● What this task involves
Skip every picture, and extract verbatim the lines from the line containing "Clone this chart in Apache ECharts." to the line containing "var titleText = 'Počet", both lines included.

● Record set
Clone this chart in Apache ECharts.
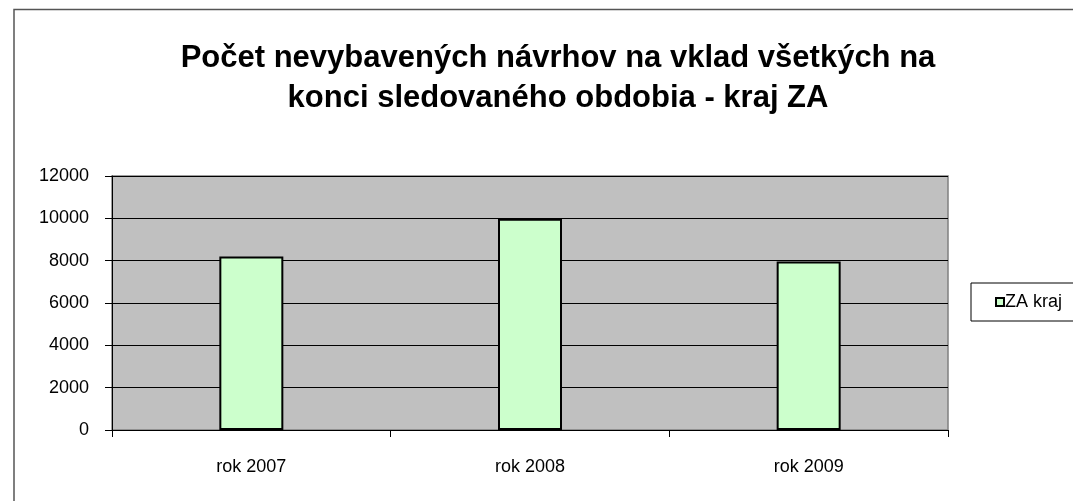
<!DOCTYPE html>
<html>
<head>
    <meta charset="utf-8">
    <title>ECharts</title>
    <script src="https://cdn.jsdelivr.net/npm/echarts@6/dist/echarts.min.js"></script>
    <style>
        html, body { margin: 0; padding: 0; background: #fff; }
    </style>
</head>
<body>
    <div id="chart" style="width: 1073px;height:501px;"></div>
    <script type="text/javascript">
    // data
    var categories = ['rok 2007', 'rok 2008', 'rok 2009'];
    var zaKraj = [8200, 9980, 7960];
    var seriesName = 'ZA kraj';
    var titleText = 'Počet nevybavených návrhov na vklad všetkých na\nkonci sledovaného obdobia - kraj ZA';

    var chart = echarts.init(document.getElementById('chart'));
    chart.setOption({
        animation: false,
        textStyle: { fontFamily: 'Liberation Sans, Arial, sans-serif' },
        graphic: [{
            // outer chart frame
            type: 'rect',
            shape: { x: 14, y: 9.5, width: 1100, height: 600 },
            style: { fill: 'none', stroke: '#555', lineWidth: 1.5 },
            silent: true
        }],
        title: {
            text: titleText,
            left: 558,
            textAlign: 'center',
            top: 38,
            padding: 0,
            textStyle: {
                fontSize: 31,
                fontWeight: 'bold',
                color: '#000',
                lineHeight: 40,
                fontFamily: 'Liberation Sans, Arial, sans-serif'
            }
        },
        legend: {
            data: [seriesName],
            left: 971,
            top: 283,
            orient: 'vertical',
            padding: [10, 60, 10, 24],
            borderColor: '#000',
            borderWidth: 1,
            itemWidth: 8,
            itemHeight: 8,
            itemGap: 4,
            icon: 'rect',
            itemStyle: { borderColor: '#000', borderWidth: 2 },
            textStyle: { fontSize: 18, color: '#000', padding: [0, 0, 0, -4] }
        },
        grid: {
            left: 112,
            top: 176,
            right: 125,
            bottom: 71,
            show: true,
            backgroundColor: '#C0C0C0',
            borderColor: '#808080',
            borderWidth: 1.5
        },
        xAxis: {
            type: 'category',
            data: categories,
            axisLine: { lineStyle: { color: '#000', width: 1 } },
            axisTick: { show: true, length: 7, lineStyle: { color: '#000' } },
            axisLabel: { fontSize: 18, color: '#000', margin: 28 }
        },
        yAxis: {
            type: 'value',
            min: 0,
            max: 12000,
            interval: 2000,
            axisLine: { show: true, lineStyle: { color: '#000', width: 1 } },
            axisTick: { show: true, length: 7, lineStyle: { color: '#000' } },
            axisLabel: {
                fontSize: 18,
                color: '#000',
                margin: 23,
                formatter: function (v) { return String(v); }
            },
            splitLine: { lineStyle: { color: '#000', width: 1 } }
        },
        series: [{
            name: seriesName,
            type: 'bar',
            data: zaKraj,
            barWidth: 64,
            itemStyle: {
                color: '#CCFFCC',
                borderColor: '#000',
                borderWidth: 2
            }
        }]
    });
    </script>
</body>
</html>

* * *

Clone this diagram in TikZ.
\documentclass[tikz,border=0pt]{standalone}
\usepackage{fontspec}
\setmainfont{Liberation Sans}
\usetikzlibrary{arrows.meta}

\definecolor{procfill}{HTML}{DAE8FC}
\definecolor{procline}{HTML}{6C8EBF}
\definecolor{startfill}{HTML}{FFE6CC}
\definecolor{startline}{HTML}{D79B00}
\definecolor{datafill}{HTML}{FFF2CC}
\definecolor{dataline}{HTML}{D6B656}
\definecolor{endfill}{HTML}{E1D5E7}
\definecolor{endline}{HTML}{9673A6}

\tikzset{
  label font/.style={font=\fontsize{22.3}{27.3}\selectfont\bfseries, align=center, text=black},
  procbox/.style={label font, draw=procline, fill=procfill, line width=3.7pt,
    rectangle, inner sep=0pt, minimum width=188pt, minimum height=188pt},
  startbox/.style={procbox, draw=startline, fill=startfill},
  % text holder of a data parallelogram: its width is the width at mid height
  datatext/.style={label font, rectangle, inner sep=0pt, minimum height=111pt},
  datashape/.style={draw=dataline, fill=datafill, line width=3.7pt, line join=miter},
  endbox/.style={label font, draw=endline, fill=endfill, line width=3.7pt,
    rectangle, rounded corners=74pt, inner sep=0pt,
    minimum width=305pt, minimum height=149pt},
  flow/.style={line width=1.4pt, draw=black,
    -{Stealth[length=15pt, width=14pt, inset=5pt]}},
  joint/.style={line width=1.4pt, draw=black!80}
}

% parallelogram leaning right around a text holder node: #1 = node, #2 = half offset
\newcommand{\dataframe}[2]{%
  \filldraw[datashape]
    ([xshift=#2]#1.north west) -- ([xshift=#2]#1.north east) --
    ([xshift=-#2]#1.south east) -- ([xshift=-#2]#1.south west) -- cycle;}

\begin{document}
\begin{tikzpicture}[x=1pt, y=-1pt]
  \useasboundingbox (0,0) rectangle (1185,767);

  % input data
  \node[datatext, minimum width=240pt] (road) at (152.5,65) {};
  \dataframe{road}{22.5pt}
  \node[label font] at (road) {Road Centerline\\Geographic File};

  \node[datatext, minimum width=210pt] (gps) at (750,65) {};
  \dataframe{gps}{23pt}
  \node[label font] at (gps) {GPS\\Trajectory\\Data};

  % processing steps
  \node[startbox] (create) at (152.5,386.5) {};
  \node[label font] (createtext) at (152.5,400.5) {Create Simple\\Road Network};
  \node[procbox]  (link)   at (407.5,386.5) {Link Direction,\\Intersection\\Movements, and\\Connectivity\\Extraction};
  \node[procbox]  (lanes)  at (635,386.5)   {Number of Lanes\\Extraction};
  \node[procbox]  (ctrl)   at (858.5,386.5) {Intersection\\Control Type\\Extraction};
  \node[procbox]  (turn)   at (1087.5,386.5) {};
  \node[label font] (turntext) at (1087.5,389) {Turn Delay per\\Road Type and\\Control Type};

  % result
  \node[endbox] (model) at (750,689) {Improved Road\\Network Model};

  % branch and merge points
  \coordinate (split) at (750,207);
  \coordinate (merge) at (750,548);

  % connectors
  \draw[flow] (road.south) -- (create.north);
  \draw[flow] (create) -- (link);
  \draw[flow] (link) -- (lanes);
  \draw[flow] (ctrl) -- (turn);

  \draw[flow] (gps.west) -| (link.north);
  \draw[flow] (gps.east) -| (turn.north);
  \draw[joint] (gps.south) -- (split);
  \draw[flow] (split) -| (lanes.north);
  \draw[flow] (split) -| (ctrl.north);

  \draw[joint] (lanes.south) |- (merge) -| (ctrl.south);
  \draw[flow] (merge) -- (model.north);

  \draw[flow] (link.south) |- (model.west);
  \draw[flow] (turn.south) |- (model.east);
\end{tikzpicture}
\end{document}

● Exercise response
Clone this chart in Apache ECharts.
<!DOCTYPE html>
<html>
<head>
    <meta charset="utf-8">
    <title>ECharts</title>
    <script src="https://cdn.jsdelivr.net/npm/echarts@6/dist/echarts.min.js"></script>
    <style>
        html, body { margin: 0; padding: 0; background: #fff; }
    </style>
</head>
<body>
    <div id="chart" style="width: 1073px;height:501px;"></div>
    <script type="text/javascript">
    // data
    var categories = ['rok 2007', 'rok 2008', 'rok 2009'];
    var zaKraj = [8200, 9980, 7960];
    var seriesName = 'ZA kraj';
    var titleText = 'Počet nevybavených návrhov na vklad všetkých na\nkonci sledovaného obdobia - kraj ZA';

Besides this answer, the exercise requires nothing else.